**The request**
In the listing that follows, how many lines contain the string "this"? Provide only the number.

**Entries**
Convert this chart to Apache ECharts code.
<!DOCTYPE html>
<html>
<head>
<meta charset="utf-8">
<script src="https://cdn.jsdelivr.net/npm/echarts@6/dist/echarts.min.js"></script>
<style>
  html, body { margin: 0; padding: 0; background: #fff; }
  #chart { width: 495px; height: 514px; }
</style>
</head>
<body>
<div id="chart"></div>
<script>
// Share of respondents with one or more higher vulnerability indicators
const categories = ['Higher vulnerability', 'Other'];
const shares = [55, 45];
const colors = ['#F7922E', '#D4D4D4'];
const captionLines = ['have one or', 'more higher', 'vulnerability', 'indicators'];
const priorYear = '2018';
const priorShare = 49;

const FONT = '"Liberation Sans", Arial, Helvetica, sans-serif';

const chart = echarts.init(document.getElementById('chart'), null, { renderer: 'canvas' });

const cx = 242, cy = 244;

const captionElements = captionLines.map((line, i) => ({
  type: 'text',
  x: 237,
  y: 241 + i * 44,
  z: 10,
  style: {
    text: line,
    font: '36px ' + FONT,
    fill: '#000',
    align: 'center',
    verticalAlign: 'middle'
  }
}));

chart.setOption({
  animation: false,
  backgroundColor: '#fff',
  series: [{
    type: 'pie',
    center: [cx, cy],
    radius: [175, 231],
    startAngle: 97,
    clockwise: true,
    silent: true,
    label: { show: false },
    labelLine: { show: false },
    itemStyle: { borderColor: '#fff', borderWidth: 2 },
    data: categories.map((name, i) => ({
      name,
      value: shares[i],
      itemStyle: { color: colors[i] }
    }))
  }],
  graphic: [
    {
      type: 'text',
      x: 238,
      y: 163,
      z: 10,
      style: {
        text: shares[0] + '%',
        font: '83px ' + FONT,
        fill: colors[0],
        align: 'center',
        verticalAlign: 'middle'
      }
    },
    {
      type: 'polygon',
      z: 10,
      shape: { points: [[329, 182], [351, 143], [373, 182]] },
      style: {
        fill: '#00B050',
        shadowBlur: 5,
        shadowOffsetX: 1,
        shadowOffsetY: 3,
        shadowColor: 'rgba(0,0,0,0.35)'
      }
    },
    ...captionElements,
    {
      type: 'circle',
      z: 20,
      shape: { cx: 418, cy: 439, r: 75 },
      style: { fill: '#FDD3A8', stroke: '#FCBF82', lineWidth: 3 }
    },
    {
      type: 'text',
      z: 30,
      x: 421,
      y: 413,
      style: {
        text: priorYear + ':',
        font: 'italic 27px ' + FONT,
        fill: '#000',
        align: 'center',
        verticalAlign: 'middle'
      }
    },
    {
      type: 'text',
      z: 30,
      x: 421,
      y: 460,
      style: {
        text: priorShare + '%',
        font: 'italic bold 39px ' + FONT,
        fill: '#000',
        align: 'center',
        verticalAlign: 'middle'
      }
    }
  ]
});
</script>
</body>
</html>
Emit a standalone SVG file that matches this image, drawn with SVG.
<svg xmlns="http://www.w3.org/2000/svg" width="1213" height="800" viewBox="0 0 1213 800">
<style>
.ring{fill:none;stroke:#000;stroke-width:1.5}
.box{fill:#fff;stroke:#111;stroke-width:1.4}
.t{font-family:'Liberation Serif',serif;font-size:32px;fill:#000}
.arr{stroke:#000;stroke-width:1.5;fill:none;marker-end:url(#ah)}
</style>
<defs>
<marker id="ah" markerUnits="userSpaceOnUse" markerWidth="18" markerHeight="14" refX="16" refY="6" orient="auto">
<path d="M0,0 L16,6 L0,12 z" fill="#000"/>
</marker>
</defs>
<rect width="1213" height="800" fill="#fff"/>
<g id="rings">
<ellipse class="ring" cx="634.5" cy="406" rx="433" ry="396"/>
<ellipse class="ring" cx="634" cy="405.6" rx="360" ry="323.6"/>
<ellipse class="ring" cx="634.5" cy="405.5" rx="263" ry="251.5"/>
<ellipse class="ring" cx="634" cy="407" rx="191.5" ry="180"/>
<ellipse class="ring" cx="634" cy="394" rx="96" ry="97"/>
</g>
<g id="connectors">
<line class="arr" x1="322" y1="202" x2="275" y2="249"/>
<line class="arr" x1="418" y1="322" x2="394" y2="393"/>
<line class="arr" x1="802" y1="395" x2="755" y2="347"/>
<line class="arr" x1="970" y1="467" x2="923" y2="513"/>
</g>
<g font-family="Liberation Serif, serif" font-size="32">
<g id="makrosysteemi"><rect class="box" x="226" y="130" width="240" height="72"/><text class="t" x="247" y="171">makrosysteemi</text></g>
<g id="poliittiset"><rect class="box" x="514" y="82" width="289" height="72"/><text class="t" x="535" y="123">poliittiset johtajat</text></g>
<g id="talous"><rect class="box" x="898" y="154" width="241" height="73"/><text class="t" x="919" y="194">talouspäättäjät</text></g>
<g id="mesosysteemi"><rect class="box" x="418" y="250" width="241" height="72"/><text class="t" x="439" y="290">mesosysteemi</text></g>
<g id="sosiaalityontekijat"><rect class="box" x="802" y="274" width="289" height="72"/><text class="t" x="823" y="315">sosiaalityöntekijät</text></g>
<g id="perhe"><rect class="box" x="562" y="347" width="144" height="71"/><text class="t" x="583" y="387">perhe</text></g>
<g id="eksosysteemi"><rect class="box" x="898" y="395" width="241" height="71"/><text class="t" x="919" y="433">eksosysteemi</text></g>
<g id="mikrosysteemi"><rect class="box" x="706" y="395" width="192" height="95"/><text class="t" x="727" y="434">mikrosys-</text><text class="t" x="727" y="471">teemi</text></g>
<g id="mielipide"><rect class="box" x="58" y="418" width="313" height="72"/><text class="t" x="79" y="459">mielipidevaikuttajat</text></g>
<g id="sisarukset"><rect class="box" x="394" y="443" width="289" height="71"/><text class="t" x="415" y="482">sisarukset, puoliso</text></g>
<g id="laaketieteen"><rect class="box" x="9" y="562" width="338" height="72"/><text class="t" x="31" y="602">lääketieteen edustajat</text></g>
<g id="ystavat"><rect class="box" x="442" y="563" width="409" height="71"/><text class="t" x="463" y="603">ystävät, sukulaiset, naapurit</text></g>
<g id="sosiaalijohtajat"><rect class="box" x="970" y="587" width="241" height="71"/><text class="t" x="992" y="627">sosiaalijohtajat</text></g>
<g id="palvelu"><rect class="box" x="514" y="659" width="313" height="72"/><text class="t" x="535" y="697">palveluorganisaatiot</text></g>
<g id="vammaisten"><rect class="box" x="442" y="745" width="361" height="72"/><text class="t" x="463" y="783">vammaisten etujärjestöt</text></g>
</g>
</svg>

**Answer**
2